-- Start --

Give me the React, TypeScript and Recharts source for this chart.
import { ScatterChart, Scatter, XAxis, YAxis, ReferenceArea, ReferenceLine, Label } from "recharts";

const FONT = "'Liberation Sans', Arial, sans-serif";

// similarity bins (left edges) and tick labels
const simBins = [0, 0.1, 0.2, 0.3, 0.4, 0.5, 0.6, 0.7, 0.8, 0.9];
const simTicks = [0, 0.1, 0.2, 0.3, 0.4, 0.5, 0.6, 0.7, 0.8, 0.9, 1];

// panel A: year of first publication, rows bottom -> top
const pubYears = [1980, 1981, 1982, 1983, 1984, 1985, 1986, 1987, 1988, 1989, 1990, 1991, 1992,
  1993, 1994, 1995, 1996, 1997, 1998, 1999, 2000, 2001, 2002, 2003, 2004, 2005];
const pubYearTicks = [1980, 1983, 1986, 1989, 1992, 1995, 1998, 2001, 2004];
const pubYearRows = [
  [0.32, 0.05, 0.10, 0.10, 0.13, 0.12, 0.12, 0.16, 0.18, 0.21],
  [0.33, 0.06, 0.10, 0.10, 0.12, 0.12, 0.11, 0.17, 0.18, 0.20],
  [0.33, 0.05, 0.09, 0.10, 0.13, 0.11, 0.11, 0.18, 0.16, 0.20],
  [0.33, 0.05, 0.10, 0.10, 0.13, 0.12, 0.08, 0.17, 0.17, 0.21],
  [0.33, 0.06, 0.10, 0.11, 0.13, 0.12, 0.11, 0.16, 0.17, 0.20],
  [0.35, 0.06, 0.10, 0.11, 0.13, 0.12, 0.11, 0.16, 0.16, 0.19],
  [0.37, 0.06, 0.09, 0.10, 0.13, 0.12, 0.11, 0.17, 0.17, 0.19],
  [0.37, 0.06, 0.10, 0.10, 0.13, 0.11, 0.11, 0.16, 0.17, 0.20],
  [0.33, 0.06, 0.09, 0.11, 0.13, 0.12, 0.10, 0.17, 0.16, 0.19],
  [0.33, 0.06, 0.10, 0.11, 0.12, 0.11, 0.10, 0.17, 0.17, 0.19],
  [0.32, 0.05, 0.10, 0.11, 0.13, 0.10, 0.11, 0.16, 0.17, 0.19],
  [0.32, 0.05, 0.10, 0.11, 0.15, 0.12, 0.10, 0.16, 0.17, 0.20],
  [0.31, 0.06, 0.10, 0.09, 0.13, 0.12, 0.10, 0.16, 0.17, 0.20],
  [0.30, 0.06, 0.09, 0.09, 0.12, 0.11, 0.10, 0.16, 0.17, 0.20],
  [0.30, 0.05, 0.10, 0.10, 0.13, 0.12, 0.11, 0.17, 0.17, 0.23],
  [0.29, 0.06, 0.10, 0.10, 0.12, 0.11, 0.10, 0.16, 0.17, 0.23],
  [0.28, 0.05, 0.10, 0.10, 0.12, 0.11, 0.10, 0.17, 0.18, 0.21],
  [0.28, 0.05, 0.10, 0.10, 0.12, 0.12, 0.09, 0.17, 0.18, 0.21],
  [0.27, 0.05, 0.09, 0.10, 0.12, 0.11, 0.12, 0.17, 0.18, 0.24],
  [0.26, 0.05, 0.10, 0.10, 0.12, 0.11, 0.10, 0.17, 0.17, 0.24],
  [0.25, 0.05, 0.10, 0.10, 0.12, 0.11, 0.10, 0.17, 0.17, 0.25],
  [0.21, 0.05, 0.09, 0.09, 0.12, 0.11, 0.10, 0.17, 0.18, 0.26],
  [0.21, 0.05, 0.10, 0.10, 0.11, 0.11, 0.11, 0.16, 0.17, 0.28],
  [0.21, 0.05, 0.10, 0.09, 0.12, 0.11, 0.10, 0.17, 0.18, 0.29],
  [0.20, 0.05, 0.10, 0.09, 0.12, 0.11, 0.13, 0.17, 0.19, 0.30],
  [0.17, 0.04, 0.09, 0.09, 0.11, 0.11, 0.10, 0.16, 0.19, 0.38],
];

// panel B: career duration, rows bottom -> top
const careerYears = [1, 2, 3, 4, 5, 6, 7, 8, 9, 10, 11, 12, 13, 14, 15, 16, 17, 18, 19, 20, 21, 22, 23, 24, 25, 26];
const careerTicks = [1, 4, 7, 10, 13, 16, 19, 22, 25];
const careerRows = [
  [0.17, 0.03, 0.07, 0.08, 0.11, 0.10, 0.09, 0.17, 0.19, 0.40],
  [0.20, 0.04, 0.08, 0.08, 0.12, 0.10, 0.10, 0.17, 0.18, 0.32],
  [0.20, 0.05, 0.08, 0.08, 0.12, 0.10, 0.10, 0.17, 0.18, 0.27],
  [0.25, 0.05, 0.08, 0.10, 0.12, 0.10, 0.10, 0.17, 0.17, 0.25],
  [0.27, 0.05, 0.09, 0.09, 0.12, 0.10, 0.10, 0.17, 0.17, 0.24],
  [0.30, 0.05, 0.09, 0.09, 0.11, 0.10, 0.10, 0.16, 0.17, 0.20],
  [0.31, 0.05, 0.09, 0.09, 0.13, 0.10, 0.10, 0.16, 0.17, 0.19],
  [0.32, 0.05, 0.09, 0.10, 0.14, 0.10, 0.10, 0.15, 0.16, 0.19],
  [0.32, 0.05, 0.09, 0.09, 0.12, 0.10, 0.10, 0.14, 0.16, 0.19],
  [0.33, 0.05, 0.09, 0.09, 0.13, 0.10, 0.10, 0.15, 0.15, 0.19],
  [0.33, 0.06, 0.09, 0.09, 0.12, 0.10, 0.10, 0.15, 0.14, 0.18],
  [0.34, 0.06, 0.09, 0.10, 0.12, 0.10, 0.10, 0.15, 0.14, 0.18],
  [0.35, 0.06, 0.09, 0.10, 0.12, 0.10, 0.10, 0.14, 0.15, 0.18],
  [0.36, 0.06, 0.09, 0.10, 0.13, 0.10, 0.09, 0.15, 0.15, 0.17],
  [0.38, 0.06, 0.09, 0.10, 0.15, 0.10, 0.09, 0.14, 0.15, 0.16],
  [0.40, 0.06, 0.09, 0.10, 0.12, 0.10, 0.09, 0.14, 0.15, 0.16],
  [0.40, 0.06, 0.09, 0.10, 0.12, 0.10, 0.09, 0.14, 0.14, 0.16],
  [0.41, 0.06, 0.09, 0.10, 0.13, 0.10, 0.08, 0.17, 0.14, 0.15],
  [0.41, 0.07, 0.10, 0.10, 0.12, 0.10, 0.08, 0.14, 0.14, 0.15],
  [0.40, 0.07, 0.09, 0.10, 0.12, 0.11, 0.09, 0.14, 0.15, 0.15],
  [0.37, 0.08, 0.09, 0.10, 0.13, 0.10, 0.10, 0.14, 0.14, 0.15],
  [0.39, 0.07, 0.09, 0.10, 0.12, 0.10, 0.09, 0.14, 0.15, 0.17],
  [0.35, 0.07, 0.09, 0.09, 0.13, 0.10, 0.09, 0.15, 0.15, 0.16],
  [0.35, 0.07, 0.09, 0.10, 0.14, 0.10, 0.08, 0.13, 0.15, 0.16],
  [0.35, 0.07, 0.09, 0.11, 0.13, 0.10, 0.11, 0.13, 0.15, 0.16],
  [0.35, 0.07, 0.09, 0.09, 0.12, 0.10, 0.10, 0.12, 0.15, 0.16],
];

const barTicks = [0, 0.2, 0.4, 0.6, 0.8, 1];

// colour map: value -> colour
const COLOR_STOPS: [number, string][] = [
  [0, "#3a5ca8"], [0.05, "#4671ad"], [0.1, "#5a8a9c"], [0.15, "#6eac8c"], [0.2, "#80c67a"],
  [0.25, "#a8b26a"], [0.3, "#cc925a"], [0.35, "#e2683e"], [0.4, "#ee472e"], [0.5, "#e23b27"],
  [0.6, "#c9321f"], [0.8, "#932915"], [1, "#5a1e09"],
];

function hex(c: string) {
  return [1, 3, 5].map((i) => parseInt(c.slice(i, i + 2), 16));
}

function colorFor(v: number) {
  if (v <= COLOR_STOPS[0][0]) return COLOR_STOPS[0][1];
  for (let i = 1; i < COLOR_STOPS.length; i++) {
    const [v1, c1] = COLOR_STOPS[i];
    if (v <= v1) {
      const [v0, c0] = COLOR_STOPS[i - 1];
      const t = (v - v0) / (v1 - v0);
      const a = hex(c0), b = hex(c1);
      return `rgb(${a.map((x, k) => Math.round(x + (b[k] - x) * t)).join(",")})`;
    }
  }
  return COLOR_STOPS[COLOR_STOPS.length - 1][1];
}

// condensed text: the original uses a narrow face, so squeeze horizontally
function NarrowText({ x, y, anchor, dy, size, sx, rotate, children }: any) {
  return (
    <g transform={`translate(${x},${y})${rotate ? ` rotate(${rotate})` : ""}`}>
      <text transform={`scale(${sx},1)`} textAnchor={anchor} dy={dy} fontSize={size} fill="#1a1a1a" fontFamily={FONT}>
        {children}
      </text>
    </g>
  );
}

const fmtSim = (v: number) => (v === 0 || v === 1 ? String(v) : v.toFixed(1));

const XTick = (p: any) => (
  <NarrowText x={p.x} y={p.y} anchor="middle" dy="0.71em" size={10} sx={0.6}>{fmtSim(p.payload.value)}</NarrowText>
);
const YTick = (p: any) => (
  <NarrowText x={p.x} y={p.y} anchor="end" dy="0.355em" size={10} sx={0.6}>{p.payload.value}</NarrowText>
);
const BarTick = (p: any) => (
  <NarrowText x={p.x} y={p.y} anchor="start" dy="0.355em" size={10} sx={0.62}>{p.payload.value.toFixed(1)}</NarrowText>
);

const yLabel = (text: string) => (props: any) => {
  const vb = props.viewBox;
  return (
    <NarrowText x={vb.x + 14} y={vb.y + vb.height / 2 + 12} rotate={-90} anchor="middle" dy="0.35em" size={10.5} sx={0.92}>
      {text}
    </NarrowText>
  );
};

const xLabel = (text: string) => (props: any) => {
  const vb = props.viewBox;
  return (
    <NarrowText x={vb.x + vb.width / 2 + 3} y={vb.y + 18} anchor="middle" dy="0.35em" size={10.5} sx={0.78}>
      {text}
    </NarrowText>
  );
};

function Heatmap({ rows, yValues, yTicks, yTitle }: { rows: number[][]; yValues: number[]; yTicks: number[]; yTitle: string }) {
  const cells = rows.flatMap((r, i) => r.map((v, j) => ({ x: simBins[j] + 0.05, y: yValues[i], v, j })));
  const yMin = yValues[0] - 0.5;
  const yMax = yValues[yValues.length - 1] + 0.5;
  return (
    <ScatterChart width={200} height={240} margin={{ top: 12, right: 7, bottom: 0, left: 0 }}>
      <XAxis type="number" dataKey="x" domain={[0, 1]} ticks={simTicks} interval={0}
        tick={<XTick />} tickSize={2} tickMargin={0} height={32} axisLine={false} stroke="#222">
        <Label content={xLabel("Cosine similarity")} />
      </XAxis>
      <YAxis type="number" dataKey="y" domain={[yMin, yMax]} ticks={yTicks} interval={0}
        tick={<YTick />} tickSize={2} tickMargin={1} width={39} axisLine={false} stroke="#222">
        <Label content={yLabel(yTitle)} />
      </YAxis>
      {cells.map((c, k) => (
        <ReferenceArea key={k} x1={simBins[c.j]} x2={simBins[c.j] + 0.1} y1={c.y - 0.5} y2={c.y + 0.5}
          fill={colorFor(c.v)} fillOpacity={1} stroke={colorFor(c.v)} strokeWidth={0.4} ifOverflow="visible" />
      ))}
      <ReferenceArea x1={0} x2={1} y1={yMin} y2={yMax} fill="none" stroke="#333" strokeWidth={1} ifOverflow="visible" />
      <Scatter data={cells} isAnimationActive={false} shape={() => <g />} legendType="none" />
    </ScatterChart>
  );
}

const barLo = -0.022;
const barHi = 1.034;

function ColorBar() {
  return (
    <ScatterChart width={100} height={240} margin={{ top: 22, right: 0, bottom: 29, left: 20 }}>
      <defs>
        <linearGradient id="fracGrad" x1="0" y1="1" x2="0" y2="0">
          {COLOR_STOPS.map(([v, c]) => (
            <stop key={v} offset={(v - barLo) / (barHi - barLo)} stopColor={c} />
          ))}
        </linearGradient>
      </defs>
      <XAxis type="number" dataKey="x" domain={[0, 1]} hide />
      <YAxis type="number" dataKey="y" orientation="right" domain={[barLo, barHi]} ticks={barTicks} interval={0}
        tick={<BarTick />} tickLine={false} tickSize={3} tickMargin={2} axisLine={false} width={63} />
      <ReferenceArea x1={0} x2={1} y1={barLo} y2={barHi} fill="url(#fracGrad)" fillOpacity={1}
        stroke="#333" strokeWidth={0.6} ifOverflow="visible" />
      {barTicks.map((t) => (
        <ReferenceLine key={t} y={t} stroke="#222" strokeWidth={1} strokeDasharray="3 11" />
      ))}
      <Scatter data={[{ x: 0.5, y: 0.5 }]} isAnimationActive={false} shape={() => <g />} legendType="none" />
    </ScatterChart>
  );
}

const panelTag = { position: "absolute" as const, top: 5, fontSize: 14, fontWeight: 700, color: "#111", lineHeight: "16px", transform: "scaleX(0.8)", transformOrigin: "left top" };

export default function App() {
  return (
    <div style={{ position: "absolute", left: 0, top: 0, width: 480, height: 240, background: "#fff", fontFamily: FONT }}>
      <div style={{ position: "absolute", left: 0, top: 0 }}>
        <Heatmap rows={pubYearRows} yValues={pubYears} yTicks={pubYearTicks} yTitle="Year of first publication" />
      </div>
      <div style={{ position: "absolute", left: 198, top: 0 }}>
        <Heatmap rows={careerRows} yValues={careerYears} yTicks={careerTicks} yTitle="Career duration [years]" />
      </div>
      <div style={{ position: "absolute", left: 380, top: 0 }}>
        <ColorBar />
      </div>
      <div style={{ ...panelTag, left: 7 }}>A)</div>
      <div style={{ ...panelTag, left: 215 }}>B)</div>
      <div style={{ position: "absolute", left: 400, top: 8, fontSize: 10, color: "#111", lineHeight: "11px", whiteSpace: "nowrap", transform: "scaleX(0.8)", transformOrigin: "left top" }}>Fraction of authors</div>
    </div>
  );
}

-- End --
-- Start --

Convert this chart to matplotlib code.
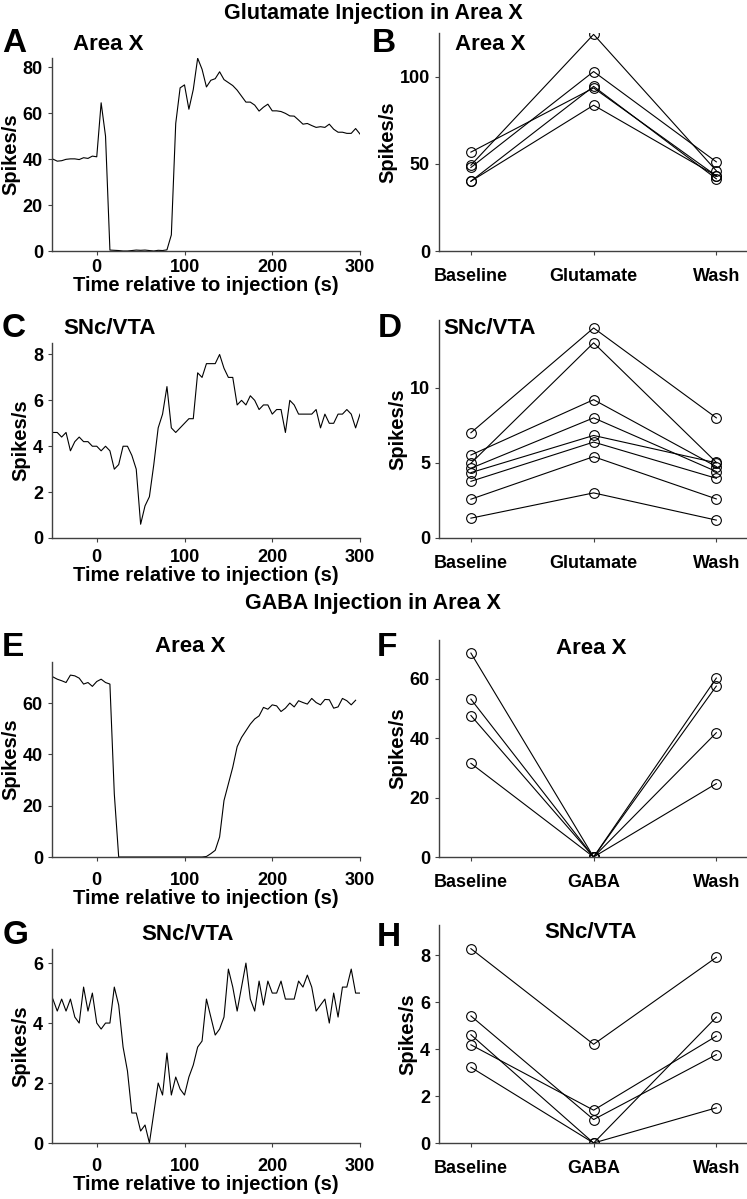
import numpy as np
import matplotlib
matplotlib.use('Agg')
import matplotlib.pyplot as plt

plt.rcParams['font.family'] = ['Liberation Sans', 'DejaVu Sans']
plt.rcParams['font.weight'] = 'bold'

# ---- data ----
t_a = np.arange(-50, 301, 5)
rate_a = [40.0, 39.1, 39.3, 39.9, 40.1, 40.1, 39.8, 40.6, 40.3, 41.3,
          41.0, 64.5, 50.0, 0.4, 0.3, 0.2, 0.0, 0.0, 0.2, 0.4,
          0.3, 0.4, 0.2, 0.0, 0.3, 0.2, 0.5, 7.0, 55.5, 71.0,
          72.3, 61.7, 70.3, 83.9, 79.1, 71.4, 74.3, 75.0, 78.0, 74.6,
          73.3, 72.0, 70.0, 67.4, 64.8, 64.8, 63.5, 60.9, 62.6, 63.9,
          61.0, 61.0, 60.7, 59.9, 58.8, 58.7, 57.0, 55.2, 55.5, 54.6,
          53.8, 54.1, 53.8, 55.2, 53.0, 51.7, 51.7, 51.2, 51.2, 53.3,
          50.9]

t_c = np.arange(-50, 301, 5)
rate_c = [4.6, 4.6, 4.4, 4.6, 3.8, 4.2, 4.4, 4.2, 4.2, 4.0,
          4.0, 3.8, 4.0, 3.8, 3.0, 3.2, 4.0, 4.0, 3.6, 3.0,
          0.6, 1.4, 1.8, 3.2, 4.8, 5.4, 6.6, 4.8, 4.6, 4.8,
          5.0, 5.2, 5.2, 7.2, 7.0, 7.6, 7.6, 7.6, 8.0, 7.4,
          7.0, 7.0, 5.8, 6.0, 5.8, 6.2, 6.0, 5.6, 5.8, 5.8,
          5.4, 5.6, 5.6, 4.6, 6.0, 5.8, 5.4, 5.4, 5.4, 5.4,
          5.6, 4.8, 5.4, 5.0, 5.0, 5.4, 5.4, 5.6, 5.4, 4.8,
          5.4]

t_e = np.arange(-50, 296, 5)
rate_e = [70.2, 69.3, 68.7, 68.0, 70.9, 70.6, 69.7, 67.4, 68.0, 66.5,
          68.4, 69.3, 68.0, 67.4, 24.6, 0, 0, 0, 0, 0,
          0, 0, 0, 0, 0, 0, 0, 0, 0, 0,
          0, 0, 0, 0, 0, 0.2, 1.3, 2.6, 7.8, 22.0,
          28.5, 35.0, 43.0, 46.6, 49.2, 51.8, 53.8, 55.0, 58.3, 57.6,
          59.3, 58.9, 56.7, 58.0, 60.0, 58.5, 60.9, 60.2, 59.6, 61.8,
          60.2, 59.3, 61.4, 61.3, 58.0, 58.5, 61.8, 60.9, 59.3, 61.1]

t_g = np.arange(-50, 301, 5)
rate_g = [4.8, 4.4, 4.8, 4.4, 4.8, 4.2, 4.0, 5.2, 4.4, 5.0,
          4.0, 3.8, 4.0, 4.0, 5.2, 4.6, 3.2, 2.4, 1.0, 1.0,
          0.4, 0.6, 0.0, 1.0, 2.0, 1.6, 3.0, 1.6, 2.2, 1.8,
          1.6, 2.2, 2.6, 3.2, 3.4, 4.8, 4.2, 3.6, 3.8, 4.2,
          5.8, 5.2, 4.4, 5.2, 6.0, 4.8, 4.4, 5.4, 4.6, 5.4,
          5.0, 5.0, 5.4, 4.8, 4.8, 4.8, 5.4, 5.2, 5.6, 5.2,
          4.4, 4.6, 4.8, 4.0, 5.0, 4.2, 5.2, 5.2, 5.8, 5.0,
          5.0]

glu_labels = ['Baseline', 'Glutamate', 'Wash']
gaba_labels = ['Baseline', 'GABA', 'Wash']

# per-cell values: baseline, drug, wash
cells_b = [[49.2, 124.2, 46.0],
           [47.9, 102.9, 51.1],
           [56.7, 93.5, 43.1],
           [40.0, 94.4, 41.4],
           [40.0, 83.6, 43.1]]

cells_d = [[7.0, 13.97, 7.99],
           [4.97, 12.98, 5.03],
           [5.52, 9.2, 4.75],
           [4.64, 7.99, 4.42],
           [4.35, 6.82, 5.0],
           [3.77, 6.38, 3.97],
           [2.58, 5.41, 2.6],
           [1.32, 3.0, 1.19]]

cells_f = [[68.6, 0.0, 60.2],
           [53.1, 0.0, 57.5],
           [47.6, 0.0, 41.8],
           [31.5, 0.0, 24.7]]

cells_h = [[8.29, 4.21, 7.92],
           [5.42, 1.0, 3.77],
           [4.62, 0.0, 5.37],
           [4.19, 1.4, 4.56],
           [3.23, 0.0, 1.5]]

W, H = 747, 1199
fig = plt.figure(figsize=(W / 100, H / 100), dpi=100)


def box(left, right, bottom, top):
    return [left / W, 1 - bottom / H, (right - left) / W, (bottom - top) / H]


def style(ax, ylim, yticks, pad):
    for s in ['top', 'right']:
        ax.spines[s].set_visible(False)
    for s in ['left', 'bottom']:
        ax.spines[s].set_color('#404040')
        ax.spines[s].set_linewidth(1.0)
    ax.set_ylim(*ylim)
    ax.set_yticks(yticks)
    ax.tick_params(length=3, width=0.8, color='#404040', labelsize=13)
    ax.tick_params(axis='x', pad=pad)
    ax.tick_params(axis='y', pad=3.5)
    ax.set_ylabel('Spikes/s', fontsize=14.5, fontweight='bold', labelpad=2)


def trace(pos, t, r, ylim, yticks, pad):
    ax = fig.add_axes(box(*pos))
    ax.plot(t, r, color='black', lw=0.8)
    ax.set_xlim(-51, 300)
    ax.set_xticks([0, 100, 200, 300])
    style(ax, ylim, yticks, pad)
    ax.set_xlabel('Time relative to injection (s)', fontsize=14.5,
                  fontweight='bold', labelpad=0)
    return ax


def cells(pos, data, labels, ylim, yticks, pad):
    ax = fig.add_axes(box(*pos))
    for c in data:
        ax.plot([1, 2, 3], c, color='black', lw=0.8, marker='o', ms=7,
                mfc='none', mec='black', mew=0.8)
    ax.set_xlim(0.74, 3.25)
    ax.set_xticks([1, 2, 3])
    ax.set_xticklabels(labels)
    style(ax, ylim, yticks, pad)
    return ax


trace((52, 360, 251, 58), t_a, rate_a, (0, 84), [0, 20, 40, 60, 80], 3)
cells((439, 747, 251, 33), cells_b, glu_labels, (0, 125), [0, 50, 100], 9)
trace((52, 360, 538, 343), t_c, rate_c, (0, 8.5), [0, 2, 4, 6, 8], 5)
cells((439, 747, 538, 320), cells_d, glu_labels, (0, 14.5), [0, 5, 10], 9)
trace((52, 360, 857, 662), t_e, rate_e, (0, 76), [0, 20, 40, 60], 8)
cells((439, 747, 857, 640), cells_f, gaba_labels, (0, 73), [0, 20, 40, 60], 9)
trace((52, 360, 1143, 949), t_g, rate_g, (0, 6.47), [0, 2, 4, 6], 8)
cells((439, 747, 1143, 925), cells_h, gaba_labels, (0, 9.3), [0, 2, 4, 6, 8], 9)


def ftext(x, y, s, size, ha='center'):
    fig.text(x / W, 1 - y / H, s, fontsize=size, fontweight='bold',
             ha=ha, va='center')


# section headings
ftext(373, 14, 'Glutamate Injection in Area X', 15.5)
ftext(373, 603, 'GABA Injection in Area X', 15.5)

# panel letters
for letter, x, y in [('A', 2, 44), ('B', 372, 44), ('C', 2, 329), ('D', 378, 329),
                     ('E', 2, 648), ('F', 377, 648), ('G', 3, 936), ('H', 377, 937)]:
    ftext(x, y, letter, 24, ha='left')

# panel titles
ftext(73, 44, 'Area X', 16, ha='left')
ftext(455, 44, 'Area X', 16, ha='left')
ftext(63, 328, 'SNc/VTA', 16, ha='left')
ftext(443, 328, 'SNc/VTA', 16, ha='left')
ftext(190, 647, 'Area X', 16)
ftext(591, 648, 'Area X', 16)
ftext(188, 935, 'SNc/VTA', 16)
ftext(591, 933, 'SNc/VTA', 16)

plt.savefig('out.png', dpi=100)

-- End --

→ The problem
Exactly and only the lines from the line with "Convert this chart to matplotlib code." to the line with "plt.rcParams['font.weight'] = 'bold'", both ends included, should be echoed. Do not carry over the pictures.

→ Problem solution
Convert this chart to matplotlib code.
import numpy as np
import matplotlib
matplotlib.use('Agg')
import matplotlib.pyplot as plt

plt.rcParams['font.family'] = ['Liberation Sans', 'DejaVu Sans']
plt.rcParams['font.weight'] = 'bold'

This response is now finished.